[Charts and diagrams as code]

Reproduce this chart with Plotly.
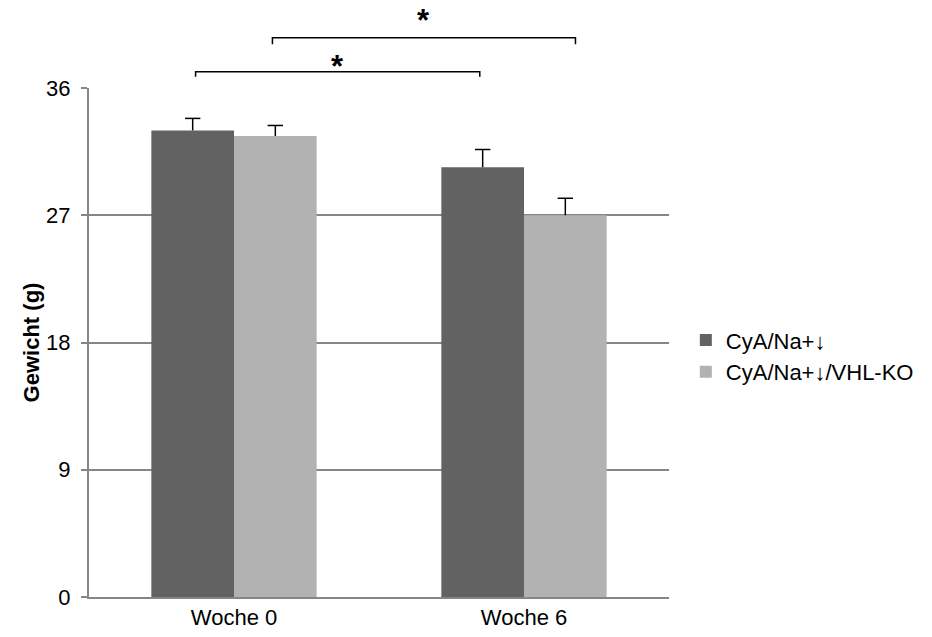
import plotly.graph_objects as go

categories = ["Woche 0", "Woche 6"]
series_names = ["CyA/Na+↓", "CyA/Na+↓/VHL-KO"]
values_a = [33.0, 30.4]
errors_a = [0.85, 1.25]
values_b = [32.6, 27.0]
errors_b = [0.75, 1.2]
y_ticks = [0, 9, 18, 27, 36]
colors = ["#626262", "#b2b2b2"]

FONT = "Liberation Sans, Arial, sans-serif"

bargap = 0.43
bw = (1 - bargap) / 2
off = bw / 2
xpos = list(range(len(categories)))

fig = go.Figure()
for k, (name, vals, errs, col) in enumerate(zip(series_names, [values_a, values_b], [errors_a, errors_b], colors)):
    fig.add_trace(go.Bar(
        x=xpos, y=vals, name=name,
        marker=dict(color=col, line=dict(width=0)),
        error_y=dict(type="data", array=errs, arrayminus=[0] * len(errs), symmetric=False,
                     color="black", thickness=1.5, width=0),
    ))
for k, (vals, errs) in enumerate(zip([values_a, values_b], [errors_a, errors_b])):
    sgn = -1 if k == 0 else 1
    fig.add_trace(go.Scatter(
        x=[i + sgn * off for i in xpos], y=[v + e for v, e in zip(vals, errs)],
        mode="markers", showlegend=False, hoverinfo="skip",
        marker=dict(symbol="line-ew", size=11, line=dict(color="black", width=1.5)),
    ))

xmin, xmax = -0.5, len(categories) - 0.5
ymin, ymax = 0, 36

def xp(v):
    return (v - xmin) / (xmax - xmin)

def yp(v):
    return (v - ymin) / (ymax - ymin)

brackets = [
    (xp(0 - off + 0.01), xp(1 - off - 0.01), 37.15, 0.35, 37.55),
    (xp(0 + off - 0.01), xp(1 + off + 0.035), 39.55, 0.45, 40.8),
]
shapes = []
annotations = []
for x0, x1, lvl, drop, sy in brackets:
    shapes.append(dict(type="path", xref="paper", yref="paper",
                       path=f"M {x0},{yp(lvl - drop)} L {x0},{yp(lvl)} L {x1},{yp(lvl)} L {x1},{yp(lvl - drop)}",
                       line=dict(color="black", width=1.5)))
    annotations.append(dict(xref="paper", yref="paper", x=(x0 + x1) / 2, y=yp(sy),
                            text="<b>*</b>", showarrow=False, font=dict(size=31, family=FONT, color="black"),
                            yanchor="middle", xanchor="center"))

fig.update_layout(
    width=932, height=637,
    margin=dict(l=89, r=263, t=88, b=40, autoexpand=False),
    paper_bgcolor="white", plot_bgcolor="white",
    barmode="group", bargap=bargap, bargroupgap=0,
    font=dict(family=FONT, size=22, color="black"),
    shapes=shapes, annotations=annotations,
    legend=dict(x=1.029, y=0.473, xanchor="left", yanchor="middle",
                font=dict(size=22, family=FONT, color="black"), itemwidth=30),
    showlegend=True,
)
fig.update_xaxes(range=[xmin, xmax], tickvals=xpos, ticktext=categories, automargin=False,
                 showline=True, linecolor="#868686", linewidth=2, showgrid=False, zeroline=False,
                 ticks="", tickfont=dict(size=22), ticklabelstandoff=0)
fig.update_yaxes(range=[ymin, ymax], tickvals=y_ticks, showgrid=True, gridcolor="#868686", gridwidth=1.5,
                 automargin=False,
                 showline=True, linecolor="#868686", linewidth=2, ticks="outside", ticklen=6,
                 tickcolor="#868686", tickwidth=1.5, tickfont=dict(size=22), ticklabelstandoff=6,
                 title=dict(text="<b>Gewicht (g)</b>", font=dict(size=22), standoff=0), zeroline=False)

fig.write_html("out.html")
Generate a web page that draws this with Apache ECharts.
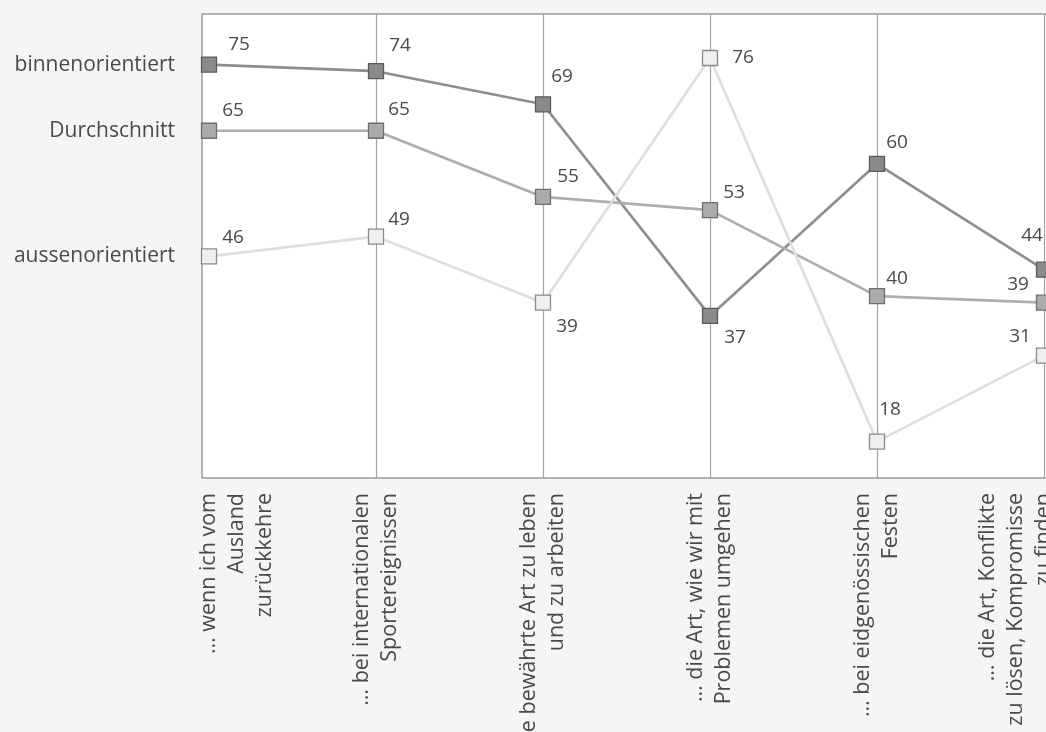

_What is needed_.
Look through the records above and report how many lines hold the word "this", giving only the number.

_Completed exercise_.
2